If your goal is to store deltas, this is no better than anything else.
2. This is in no way better at handling concurrent changes than anything other diff format. In fact, the extra operations it has do nothing to help you here (it is as good and bad as copy/add, or insert/delete diffs).
I'd love to know why you seem to think otherwise.
JSON awareness only helps when trying to apply partial patches. At that point, the only thing it can possibly buy you is syntactic correctness, which is worthless without semantic correctness (and in fact, sometimes worse)
> Errr, to apply any delta, including these, you need the document on hand. If your goal is to store deltas, this is no better than anything else.
Doesn't this allow the sender to send updates without knowledge of the existing values, though? With a string diff, the existing value would have to be known.
> This is in no way better at handling concurrent changes than anything other diff format. In fact, the extra operations it has do nothing to help you here (it is as good and bad as copy/add, or insert/delete diffs). I'd love to know why you seem to think otherwise.
If you're sending a regular diff, you would clobber changes to other parts of the object if they were updated between your initial retrieval and subsequent change. But yeah, it doesn't seem to help with applying concurrent changes to the same part of an object, though I don't know if the patch format should shoulder that responsibility.
You can know keys/paths but nothing else. Or you might have user-specific parts that won't be concurrently modified, but the base JSON doc might be modified by others. You'd have to have the latest version to do a text-based patch.
A text-based diff doesn't really gain much for what it loses in use cases.
A simple example: if the order of the keys is different, say because of a different json implementation, semantically the document is identical, but you can't apply the patch anymore.
The OP was talking about the current incumbent, and the solution proposed does not work for web applications, since the JSON.stringify in most browsers do not sort keys. Sure, you could implement your own javascript version, but it will be at least a couple of orders of magnitude slower.
So then it's a bad implementation of a textual tree diff algorithm .... which again, is a standard copy/add delta format (with a small amount of metadata).
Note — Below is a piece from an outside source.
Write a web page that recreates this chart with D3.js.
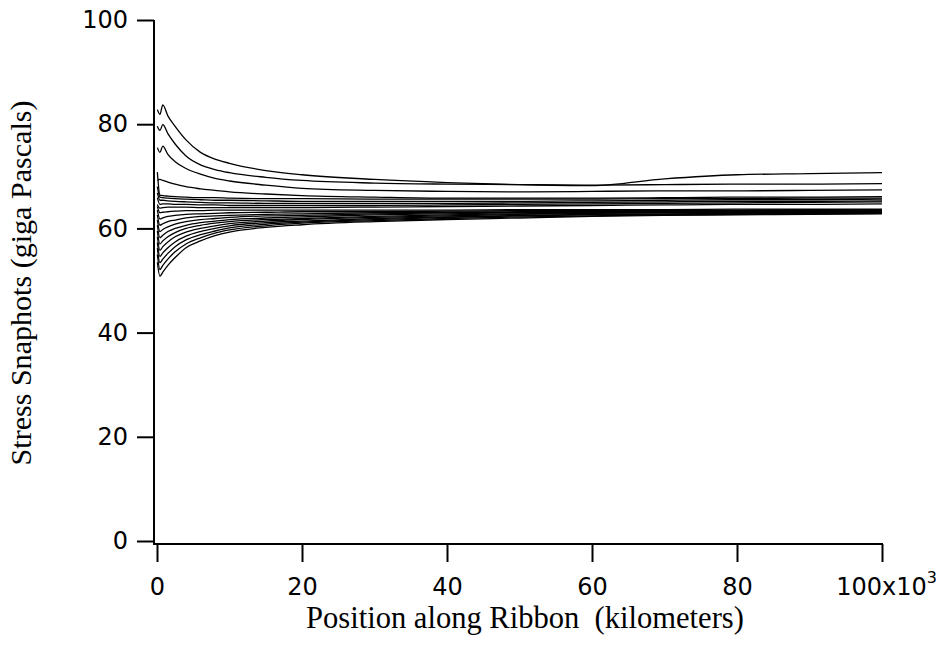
<!DOCTYPE html>
<html>
<head>
<meta charset="utf-8">
<script src="https://cdn.jsdelivr.net/npm/d3@7/dist/d3.min.js"></script>
<style>
  body { margin: 0; background: #fff; }
  .tick text { font-family: "DejaVu Sans", sans-serif; font-size: 24px; fill: #000; }
  .title { font-family: "Liberation Serif", "Times New Roman", serif; fill: #000; }
</style>
</head>
<body>
<div class="mainContainer"></div>
<script>
// positions along ribbon (x 1000 km)
var xs = [0.05, 0.4, 0.8, 1.5, 2.5, 4, 6, 8, 10, 15, 20, 30, 40, 50, 60, 70, 80, 90, 100];

// stress snapshots (GPa), upper curves
var upA = [82.8, 81.9, 83.7, 81.6, 79.6, 77.0, 74.6, 73.3, 72.5, 71.1, 70.3, 69.4, 68.8, 68.4, 68.2, 69.5, 70.3, 70.5, 70.7];
var upB = [79.6, 78.8, 79.9, 78.2, 76.2, 73.9, 72.2, 71.3, 70.7, 69.8, 69.2, 68.7, 68.5, 68.4, 68.3, 68.4, 68.5, 68.5, 68.6];
var upC = [75.5, 74.6, 75.8, 74.2, 72.8, 71.5, 70.4, 69.6, 69.1, 68.3, 67.7, 67.3, 67.1, 67.0, 67.1, 67.2, 67.2, 67.3, 67.4];
var upD = [69.2, 69.4, 69.2, 68.9, 68.5, 68.0, 67.6, 67.3, 67.0, 66.6, 66.3, 66.0, 65.8, 65.8, 65.8, 65.9, 66.0, 66.0, 66.1];

// middle bundle
var mid1 = [70.8, 66.4, 66.3, 66.2, 66.1, 66.0, 65.9, 65.9, 65.8, 65.7, 65.7, 65.6, 65.6, 65.6, 65.6, 65.7, 65.7, 65.8, 65.8];
var mid2 = [68.0, 66.0, 65.9, 65.8, 65.7, 65.6, 65.5, 65.4, 65.4, 65.3, 65.2, 65.2, 65.2, 65.2, 65.3, 65.4, 65.5, 65.5, 65.6];
var mid3 = [66.8, 65.4, 65.4, 65.3, 65.2, 65.1, 65.0, 64.9, 64.9, 64.8, 64.8, 64.8, 64.8, 64.9, 65.0, 65.1, 65.2, 65.2, 65.3];
var mid4 = [65.9, 64.6, 64.7, 64.7, 64.6, 64.6, 64.5, 64.5, 64.4, 64.4, 64.4, 64.4, 64.5, 64.6, 64.7, 64.8, 64.9, 65.0, 65.1];
var mid5 = [64.6, 63.9, 64.0, 64.1, 64.1, 64.1, 64.0, 64.0, 64.0, 64.0, 64.0, 64.1, 64.2, 64.3, 64.4, 64.5, 64.6, 64.6, 64.7];

// lower curves
var low1 = [64.2, 63.0, 63.1, 63.2, 63.3, 63.4, 63.4, 63.5, 63.5, 63.5, 63.5, 63.5, 63.5, 63.6, 63.6, 63.6, 63.7, 63.7, 63.7];
var low2 = [63.5, 61.8, 62.0, 62.3, 62.5, 62.7, 62.8, 62.9, 63.0, 63.1, 63.2, 63.2, 63.3, 63.4, 63.4, 63.5, 63.5, 63.6, 63.6];
var low3 = [62.6, 60.6, 60.9, 61.3, 61.6, 62.0, 62.3, 62.4, 62.5, 62.7, 62.8, 63.0, 63.1, 63.2, 63.3, 63.4, 63.4, 63.5, 63.5];
var low4 = [61.6, 59.4, 59.8, 60.3, 60.8, 61.3, 61.7, 61.9, 62.1, 62.4, 62.5, 62.8, 63.0, 63.1, 63.2, 63.3, 63.3, 63.4, 63.4];
var low5 = [60.6, 58.2, 58.7, 59.4, 60.0, 60.6, 61.1, 61.4, 61.7, 62.0, 62.2, 62.6, 62.8, 63.0, 63.1, 63.2, 63.2, 63.3, 63.3];
var low6 = [59.5, 57.0, 57.6, 58.4, 59.2, 60.0, 60.6, 61.0, 61.3, 61.7, 61.9, 62.3, 62.6, 62.8, 63.0, 63.1, 63.1, 63.2, 63.2];
var low7 = [58.4, 55.8, 56.5, 57.4, 58.4, 59.3, 60.0, 60.5, 60.9, 61.4, 61.7, 62.1, 62.4, 62.7, 62.9, 63.0, 63.0, 63.1, 63.1];
var low8 = [57.3, 54.6, 55.3, 56.3, 57.4, 58.5, 59.4, 60.0, 60.5, 61.1, 61.4, 61.9, 62.2, 62.5, 62.7, 62.8, 62.9, 63.0, 63.0];
var low9 = [56.2, 53.4, 54.1, 55.2, 56.5, 57.8, 58.8, 59.5, 60.1, 60.8, 61.2, 61.7, 62.1, 62.4, 62.6, 62.7, 62.8, 62.9, 63.0];
var low10 = [55.0, 52.1, 52.9, 54.1, 55.5, 57.0, 58.2, 59.1, 59.7, 60.5, 61.0, 61.5, 61.9, 62.2, 62.4, 62.6, 62.7, 62.8, 62.9];
var low11 = [53.5, 50.8, 51.6, 52.9, 54.4, 56.3, 57.6, 58.6, 59.3, 60.2, 60.7, 61.3, 61.7, 62.0, 62.3, 62.5, 62.6, 62.7, 62.8];

var allSeries = [upA, upB, upC, upD, mid1, mid2, mid3, mid4, mid5,
	low1, low2, low3, low4, low5, low6, low7, low8, low9, low10, low11];

var xTicks = [0, 20, 40, 60, 80, 100];
var yTicks = [0, 20, 40, 60, 80, 100];

var width = 936, height = 661;
var svg = d3.select('.mainContainer').append('svg').attr('width', width).attr('height', height);

var x = d3.scaleLinear().domain([0, 100]).range([157, 882]);
var y = d3.scaleLinear().domain([0, 100]).range([541, 20]);

var line = d3.line()
	.x(function(d, i) { return x(xs[i]); })
	.y(function(d) { return y(d); })
	.curve(d3.curveMonotoneX);

svg.append('g').selectAll('path').data(allSeries).enter().append('path')
	.attr('d', line)
	.style('fill', 'none').style('stroke', '#000').style('stroke-width', 1.3);

// y axis
var yAxis = svg.append('g').attr('transform', 'translate(154,0)')
	.call(d3.axisLeft(y).tickValues(yTicks).tickSize(17).tickSizeOuter(0).tickPadding(9));
yAxis.select('.domain').remove();
yAxis.selectAll('.tick line').style('stroke', '#000').style('stroke-width', 2);
yAxis.append('line').attr('x1', 0).attr('x2', 0).attr('y1', 20).attr('y2', 545).style('stroke', '#000').style('stroke-width', 2);

// x axis
var xAxis = svg.append('g').attr('transform', 'translate(0,544)')
	.call(d3.axisBottom(x).tickValues(xTicks).tickSize(18).tickSizeOuter(0).tickPadding(16)
		.tickFormat(function(d) { return d === 100 ? '' : d; }));
xAxis.select('.domain').remove();
xAxis.selectAll('.tick line').style('stroke', '#000').style('stroke-width', 2);
xAxis.append('line').attr('x1', 153).attr('x2', x(100) + 1).attr('y1', 0).attr('y2', 0).style('stroke', '#000').style('stroke-width', 2);

var last = xAxis.selectAll('.tick').filter(function(d) { return d === 100; }).select('text');
last.append('tspan').text('100x10');
last.append('tspan').attr('dy', '-0.75em').style('font-size', '16px').text('3');
last.attr('dx', '4');

// titles
var xt = svg.append('text').attr('class', 'title').attr('text-anchor', 'middle')
	.attr('x', 525).attr('y', 628).style('font-size', '24px')
	.text('Position along Ribbon  (kilometers)');
xt.attr('xml:space', 'preserve').style('white-space', 'pre');
var xs0 = xt.node().getComputedTextLength();
xt.style('font-size', (24 * 438 / xs0) + 'px');

var yt = svg.append('text').attr('class', 'title').attr('text-anchor', 'middle')
	.attr('transform', 'translate(31,283) rotate(-90)').style('font-size', '24px')
	.text('Stress Snaphots (giga Pascals)');
var ys0 = yt.node().getComputedTextLength();
yt.style('font-size', (24 * 365 / ys0) + 'px');
</script>
</body>
</html>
But its Javascript Object Notation - Notation in this case implies text - if your storing it in something other than text it's not JSON.
From Wikipedia: JavaScript Object Notation, is an open standard format that uses human-readable text to transmit data objects consisting of attribute–value pairs.
Like you pointed out JSON is used to transmit data objects, but storage of data objects on the server or local file is entirely different story. I hope I don't have to explain further.
1. JSON.stringify()
2. Diff-match-patch: https://code.google.com/p/google-diff-match-patch/
3. JSON.parse()
There are several short-comings to the above approach though, specifically, you have to explicitly trade off performance vs. efficiency depending on the JSON you're dealing with.
JSON Patch is going to give you a consistent performance vs. efficiency curve which is desirable in a lot of circumstances.